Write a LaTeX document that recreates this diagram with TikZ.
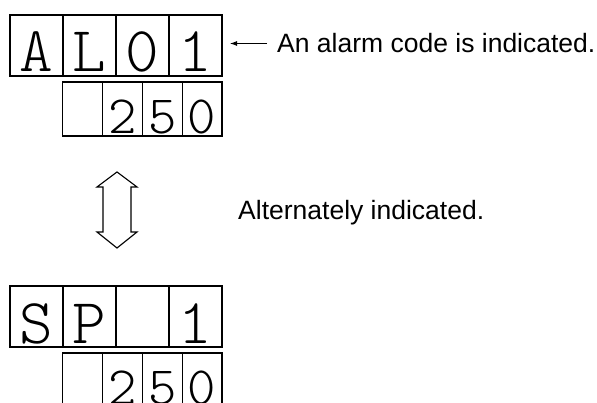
\documentclass[tikz,border=0pt]{standalone}
\usepackage{fontspec}
\setmainfont{Liberation Sans}
\newfontfamily\segfont{Latin Modern Mono Light}
\usetikzlibrary{arrows.meta,positioning}

\begin{document}
\begin{tikzpicture}[
  x=1pt, y=-1pt,
  seg/.style={draw, line width=1.1pt, outer sep=0pt, inner sep=0pt,
              minimum width=53pt, minimum height=61pt,
              font=\segfont\fontsize{64}{64}\selectfont,
              text height=55pt, text depth=2pt},
  sub/.style={draw, line width=1.1pt, outer sep=0pt, inner sep=0pt,
              minimum width=39.8pt, minimum height=54pt,
              font=\segfont\fontsize{54}{54}\selectfont,
              text height=51pt, text depth=2pt},
  lbl/.style={font=\fontsize{26.5}{30}\selectfont, anchor=west, inner sep=0pt},
  arr/.style={-{Latex[length=7pt,width=5pt]}, line width=0.9pt}
]
\useasboundingbox (0,0) rectangle (597,403);

% alarm display
\node[seg] (a1) at (36.5,45.5) {A};
\node[seg, right=0pt of a1] (a2) {L};
\node[seg, right=0pt of a2] (a3) {0};
\node[seg, right=0pt of a3] (a4) {1};
\node[sub, below=6pt of a4.south east, anchor=north east] (b4) {0};
\node[sub, left=0pt of b4] (b3) {5};
\node[sub, left=0pt of b3] (b2) {2};
\node[sub, left=0pt of b2] (b1) {};

% set value display
\node[seg] (c1) at (36.5,316.5) {S};
\node[seg, right=0pt of c1] (c2) {P};
\node[seg, right=0pt of c2] (c3) {};
\node[seg, right=0pt of c3] (c4) {1};
\node[sub, below=6pt of c4.south east, anchor=north east] (d4) {0};
\node[sub, left=0pt of d4] (d3) {5};
\node[sub, left=0pt of d3] (d2) {2};
\node[sub, left=0pt of d2] (d1) {};

% notes
\node[lbl] (alarm) at (277,43.5) {An alarm code is indicated.};
\node[lbl] (alt) at (238,212.5) {Alternately indicated.};
\draw[arr, shorten <=10pt, shorten >=8pt] (alarm.west) -- (alarm.west -| a4.east);

% double arrow
\draw[line width=1.1pt, fill=white, line join=miter]
  (117,172) -- (137,187) -- (131,187) -- (131,232) -- (137,232) -- (117,248)
  -- (97,232) -- (103,232) -- (103,187) -- (97,187) -- cycle;
\end{tikzpicture}
\end{document}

▶ **To do**: Set down all the data again exactly as above, pictures excluded.

▶ **Output of the exercise**:
Write a LaTeX document that recreates this diagram with TikZ.
\documentclass[tikz,border=0pt]{standalone}
\usepackage{fontspec}
\setmainfont{Liberation Sans}
\newfontfamily\segfont{Latin Modern Mono Light}
\usetikzlibrary{arrows.meta,positioning}

\begin{document}
\begin{tikzpicture}[
  x=1pt, y=-1pt,
  seg/.style={draw, line width=1.1pt, outer sep=0pt, inner sep=0pt,
              minimum width=53pt, minimum height=61pt,
              font=\segfont\fontsize{64}{64}\selectfont,
              text height=55pt, text depth=2pt},
  sub/.style={draw, line width=1.1pt, outer sep=0pt, inner sep=0pt,
              minimum width=39.8pt, minimum height=54pt,
              font=\segfont\fontsize{54}{54}\selectfont,
              text height=51pt, text depth=2pt},
  lbl/.style={font=\fontsize{26.5}{30}\selectfont, anchor=west, inner sep=0pt},
  arr/.style={-{Latex[length=7pt,width=5pt]}, line width=0.9pt}
]
\useasboundingbox (0,0) rectangle (597,403);

% alarm display
\node[seg] (a1) at (36.5,45.5) {A};
\node[seg, right=0pt of a1] (a2) {L};
\node[seg, right=0pt of a2] (a3) {0};
\node[seg, right=0pt of a3] (a4) {1};
\node[sub, below=6pt of a4.south east, anchor=north east] (b4) {0};
\node[sub, left=0pt of b4] (b3) {5};
\node[sub, left=0pt of b3] (b2) {2};
\node[sub, left=0pt of b2] (b1) {};

% set value display
\node[seg] (c1) at (36.5,316.5) {S};
\node[seg, right=0pt of c1] (c2) {P};
\node[seg, right=0pt of c2] (c3) {};
\node[seg, right=0pt of c3] (c4) {1};
\node[sub, below=6pt of c4.south east, anchor=north east] (d4) {0};
\node[sub, left=0pt of d4] (d3) {5};
\node[sub, left=0pt of d3] (d2) {2};
\node[sub, left=0pt of d2] (d1) {};

% notes
\node[lbl] (alarm) at (277,43.5) {An alarm code is indicated.};
\node[lbl] (alt) at (238,212.5) {Alternately indicated.};
\draw[arr, shorten <=10pt, shorten >=8pt] (alarm.west) -- (alarm.west -| a4.east);

% double arrow
\draw[line width=1.1pt, fill=white, line join=miter]
  (117,172) -- (137,187) -- (131,187) -- (131,232) -- (137,232) -- (117,248)
  -- (97,232) -- (103,232) -- (103,187) -- (97,187) -- cycle;
\end{tikzpicture}
\end{document}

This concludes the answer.